Records
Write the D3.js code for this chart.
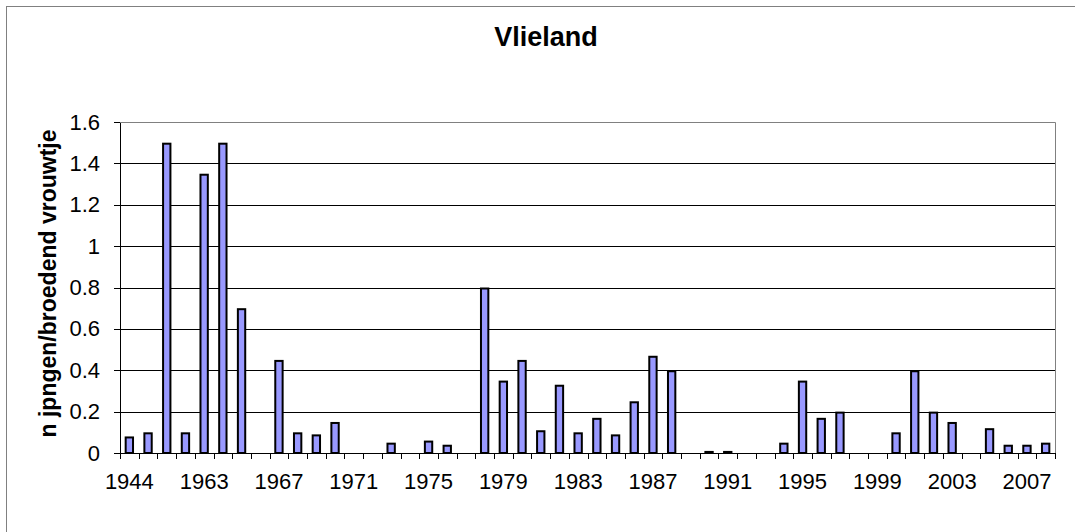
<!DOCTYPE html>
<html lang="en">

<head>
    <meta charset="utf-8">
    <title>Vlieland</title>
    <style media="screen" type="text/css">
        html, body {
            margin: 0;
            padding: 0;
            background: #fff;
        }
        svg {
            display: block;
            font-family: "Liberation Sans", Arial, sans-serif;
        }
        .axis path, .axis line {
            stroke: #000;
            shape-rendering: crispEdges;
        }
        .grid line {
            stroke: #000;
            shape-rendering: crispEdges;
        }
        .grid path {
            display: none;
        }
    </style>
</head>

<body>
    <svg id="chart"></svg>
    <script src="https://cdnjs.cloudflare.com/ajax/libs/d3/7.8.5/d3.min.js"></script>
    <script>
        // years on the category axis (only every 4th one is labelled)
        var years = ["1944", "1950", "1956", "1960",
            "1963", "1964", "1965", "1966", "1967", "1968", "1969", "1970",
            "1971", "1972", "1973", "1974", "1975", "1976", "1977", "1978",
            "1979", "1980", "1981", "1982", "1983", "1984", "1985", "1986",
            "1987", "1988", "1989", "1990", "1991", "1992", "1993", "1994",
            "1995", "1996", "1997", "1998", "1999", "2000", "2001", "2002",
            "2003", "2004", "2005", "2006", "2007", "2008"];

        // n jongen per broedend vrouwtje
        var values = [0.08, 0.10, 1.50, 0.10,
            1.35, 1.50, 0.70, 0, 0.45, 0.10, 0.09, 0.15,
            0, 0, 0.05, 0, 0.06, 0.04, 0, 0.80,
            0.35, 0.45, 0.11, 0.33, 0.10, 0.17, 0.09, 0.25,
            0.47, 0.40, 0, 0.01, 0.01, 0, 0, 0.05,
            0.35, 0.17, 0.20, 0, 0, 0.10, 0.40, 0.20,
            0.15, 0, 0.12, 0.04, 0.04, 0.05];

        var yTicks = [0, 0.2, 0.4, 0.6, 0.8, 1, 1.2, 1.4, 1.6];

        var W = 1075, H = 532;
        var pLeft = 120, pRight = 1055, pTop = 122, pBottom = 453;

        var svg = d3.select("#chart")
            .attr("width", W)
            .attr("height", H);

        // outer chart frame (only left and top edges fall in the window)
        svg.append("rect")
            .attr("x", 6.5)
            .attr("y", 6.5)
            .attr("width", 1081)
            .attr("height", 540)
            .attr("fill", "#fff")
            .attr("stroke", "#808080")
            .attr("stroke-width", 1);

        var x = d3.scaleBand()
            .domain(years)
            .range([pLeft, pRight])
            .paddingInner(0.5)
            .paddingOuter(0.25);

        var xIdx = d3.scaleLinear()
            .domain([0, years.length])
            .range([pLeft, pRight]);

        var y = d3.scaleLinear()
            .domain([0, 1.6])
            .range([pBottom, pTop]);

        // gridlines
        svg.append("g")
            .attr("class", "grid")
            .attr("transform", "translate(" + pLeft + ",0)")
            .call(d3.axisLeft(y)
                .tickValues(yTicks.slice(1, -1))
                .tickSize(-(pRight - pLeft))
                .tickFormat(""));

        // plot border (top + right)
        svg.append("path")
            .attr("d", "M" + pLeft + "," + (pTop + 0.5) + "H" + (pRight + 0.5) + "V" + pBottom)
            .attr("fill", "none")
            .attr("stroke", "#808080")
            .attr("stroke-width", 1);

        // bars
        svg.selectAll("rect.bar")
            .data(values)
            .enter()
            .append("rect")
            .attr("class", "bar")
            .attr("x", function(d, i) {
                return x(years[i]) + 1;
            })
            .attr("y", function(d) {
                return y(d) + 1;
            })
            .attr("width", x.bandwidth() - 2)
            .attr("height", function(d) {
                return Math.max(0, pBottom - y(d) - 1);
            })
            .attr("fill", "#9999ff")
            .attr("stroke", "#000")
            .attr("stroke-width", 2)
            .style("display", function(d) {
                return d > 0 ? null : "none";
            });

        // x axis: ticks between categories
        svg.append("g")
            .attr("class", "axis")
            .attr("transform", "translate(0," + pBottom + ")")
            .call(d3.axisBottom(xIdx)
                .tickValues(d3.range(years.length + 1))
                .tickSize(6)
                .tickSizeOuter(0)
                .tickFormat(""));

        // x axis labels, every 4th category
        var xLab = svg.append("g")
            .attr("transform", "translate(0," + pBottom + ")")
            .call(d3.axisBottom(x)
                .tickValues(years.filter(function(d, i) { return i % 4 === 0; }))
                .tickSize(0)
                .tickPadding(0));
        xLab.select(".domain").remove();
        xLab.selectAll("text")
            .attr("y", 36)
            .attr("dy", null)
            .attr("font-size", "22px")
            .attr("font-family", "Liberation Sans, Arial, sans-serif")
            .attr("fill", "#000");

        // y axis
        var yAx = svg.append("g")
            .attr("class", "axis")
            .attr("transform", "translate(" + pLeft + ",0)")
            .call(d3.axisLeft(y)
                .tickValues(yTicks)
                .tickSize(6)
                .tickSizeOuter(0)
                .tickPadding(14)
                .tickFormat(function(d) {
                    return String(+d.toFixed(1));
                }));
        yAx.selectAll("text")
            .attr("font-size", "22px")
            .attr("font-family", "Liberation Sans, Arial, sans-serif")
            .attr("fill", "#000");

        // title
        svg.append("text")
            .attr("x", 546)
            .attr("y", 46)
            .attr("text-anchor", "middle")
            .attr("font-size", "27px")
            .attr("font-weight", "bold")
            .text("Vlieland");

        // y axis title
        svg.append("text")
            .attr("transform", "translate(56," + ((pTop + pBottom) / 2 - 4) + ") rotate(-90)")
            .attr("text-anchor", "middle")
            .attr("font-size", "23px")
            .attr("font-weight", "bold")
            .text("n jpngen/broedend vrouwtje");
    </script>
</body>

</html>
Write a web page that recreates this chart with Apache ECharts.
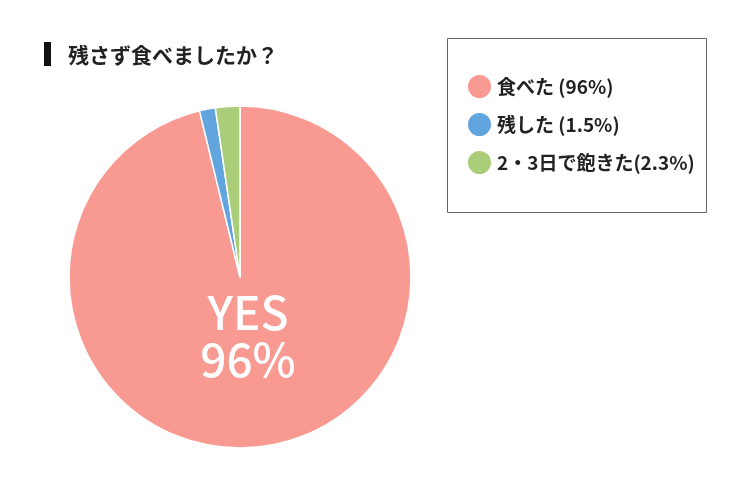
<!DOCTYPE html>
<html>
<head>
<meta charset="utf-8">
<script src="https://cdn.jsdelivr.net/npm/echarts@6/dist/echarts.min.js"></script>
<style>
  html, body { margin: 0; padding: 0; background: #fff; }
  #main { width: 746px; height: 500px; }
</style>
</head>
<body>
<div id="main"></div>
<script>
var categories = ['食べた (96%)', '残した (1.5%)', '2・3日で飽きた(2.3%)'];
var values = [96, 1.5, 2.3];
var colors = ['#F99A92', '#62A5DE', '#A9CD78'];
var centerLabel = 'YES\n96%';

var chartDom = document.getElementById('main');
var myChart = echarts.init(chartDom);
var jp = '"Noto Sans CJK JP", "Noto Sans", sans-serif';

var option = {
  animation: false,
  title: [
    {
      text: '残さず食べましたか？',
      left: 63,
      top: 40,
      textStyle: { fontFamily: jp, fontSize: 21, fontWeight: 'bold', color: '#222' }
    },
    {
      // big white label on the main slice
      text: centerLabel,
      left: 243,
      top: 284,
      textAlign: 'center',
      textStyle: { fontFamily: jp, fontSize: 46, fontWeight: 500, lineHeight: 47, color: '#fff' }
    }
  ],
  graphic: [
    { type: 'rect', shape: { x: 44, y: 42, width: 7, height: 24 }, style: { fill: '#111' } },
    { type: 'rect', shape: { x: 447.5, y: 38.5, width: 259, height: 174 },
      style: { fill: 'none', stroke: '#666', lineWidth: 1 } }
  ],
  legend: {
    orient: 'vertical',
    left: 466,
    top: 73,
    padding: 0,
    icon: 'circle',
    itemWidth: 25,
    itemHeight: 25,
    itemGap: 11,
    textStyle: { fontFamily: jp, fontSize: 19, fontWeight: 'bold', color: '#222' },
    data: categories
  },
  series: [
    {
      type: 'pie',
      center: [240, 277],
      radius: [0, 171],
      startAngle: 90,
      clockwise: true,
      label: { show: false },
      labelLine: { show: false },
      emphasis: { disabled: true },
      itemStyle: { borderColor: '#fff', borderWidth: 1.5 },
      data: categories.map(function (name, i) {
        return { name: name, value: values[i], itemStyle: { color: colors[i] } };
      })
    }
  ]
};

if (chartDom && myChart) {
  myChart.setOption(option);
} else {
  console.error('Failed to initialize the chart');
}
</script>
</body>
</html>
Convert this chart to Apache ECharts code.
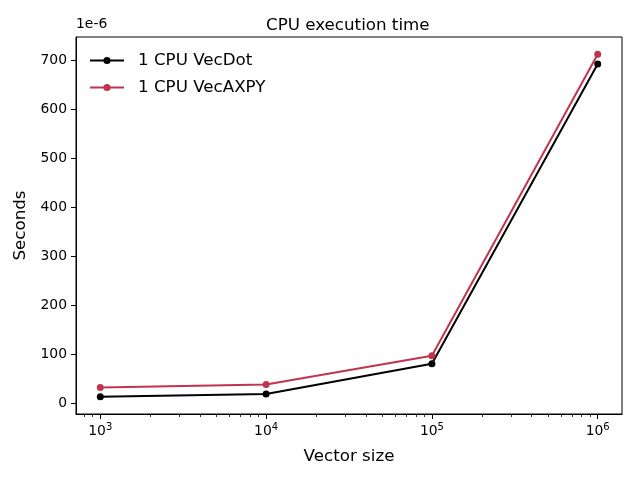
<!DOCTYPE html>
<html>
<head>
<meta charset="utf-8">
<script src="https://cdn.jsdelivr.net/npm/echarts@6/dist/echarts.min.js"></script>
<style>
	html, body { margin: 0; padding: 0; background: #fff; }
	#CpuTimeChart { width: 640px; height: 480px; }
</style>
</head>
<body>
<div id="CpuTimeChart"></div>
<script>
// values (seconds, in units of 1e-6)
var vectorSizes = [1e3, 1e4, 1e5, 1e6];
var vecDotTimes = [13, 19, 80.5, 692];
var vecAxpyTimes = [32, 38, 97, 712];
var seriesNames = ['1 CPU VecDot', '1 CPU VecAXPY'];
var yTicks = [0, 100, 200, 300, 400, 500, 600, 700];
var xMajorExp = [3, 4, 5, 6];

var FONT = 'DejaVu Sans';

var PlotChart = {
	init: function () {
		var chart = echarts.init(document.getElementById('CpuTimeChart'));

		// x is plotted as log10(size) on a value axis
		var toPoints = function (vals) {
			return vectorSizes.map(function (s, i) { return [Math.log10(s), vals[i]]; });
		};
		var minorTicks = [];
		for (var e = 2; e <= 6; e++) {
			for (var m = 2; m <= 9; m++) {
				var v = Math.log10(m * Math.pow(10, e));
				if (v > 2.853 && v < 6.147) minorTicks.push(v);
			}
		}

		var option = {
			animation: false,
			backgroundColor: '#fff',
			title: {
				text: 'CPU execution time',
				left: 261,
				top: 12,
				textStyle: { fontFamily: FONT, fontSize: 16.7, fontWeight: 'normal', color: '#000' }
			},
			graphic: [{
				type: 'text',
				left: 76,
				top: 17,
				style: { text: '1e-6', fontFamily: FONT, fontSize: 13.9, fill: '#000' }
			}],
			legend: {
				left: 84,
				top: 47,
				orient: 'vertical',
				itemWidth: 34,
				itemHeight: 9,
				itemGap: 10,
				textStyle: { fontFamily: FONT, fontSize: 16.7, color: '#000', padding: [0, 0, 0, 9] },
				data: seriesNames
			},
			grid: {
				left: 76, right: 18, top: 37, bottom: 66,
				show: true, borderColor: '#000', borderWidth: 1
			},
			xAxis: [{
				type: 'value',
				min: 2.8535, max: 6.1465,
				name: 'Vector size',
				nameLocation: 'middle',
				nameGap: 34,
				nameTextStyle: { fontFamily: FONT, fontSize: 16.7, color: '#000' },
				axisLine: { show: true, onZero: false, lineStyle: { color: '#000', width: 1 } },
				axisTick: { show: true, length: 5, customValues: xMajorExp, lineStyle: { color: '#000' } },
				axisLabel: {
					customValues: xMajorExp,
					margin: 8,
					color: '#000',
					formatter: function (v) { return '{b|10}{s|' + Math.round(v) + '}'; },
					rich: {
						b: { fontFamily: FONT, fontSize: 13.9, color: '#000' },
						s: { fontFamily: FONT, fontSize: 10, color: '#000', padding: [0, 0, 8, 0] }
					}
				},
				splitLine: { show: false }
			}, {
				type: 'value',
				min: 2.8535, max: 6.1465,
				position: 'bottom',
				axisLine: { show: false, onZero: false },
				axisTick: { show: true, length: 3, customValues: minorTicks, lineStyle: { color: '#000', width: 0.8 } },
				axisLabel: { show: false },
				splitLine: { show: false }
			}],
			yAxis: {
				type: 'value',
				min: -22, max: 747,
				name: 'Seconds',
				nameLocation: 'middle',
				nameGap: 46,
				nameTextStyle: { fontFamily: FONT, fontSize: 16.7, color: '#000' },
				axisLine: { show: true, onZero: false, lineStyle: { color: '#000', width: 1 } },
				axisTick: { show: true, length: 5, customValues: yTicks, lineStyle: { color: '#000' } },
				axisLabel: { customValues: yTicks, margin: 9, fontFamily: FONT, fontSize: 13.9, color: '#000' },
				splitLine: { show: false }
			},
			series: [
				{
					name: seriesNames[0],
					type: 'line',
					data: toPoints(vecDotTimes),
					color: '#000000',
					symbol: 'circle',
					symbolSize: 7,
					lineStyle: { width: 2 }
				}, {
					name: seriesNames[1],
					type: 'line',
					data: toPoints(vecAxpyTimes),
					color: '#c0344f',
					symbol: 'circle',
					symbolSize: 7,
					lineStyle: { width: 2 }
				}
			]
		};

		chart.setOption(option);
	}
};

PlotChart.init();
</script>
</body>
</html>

Problem requirements
Can the lines from the start of the records through the line with "var pLeft = 120, pRight" be given again exactly, with the pictures left out?

Solution to the exercise
Write the D3.js code for this chart.
<!DOCTYPE html>
<html lang="en">

<head>
    <meta charset="utf-8">
    <title>Vlieland</title>
    <style media="screen" type="text/css">
        html, body {
            margin: 0;
            padding: 0;
            background: #fff;
        }
        svg {
            display: block;
            font-family: "Liberation Sans", Arial, sans-serif;
        }
        .axis path, .axis line {
            stroke: #000;
            shape-rendering: crispEdges;
        }
        .grid line {
            stroke: #000;
            shape-rendering: crispEdges;
        }
        .grid path {
            display: none;
        }
    </style>
</head>

<body>
    <svg id="chart"></svg>
    <script src="https://cdnjs.cloudflare.com/ajax/libs/d3/7.8.5/d3.min.js"></script>
    <script>
        // years on the category axis (only every 4th one is labelled)
        var years = ["1944", "1950", "1956", "1960",
            "1963", "1964", "1965", "1966", "1967", "1968", "1969", "1970",
            "1971", "1972", "1973", "1974", "1975", "1976", "1977", "1978",
            "1979", "1980", "1981", "1982", "1983", "1984", "1985", "1986",
            "1987", "1988", "1989", "1990", "1991", "1992", "1993", "1994",
            "1995", "1996", "1997", "1998", "1999", "2000", "2001", "2002",
            "2003", "2004", "2005", "2006", "2007", "2008"];

        // n jongen per broedend vrouwtje
        var values = [0.08, 0.10, 1.50, 0.10,
            1.35, 1.50, 0.70, 0, 0.45, 0.10, 0.09, 0.15,
            0, 0, 0.05, 0, 0.06, 0.04, 0, 0.80,
            0.35, 0.45, 0.11, 0.33, 0.10, 0.17, 0.09, 0.25,
            0.47, 0.40, 0, 0.01, 0.01, 0, 0, 0.05,
            0.35, 0.17, 0.20, 0, 0, 0.10, 0.40, 0.20,
            0.15, 0, 0.12, 0.04, 0.04, 0.05];

        var yTicks = [0, 0.2, 0.4, 0.6, 0.8, 1, 1.2, 1.4, 1.6];

        var W = 1075, H = 532;
        var pLeft = 120, pRight = 1055, pTop = 122, pBottom = 453;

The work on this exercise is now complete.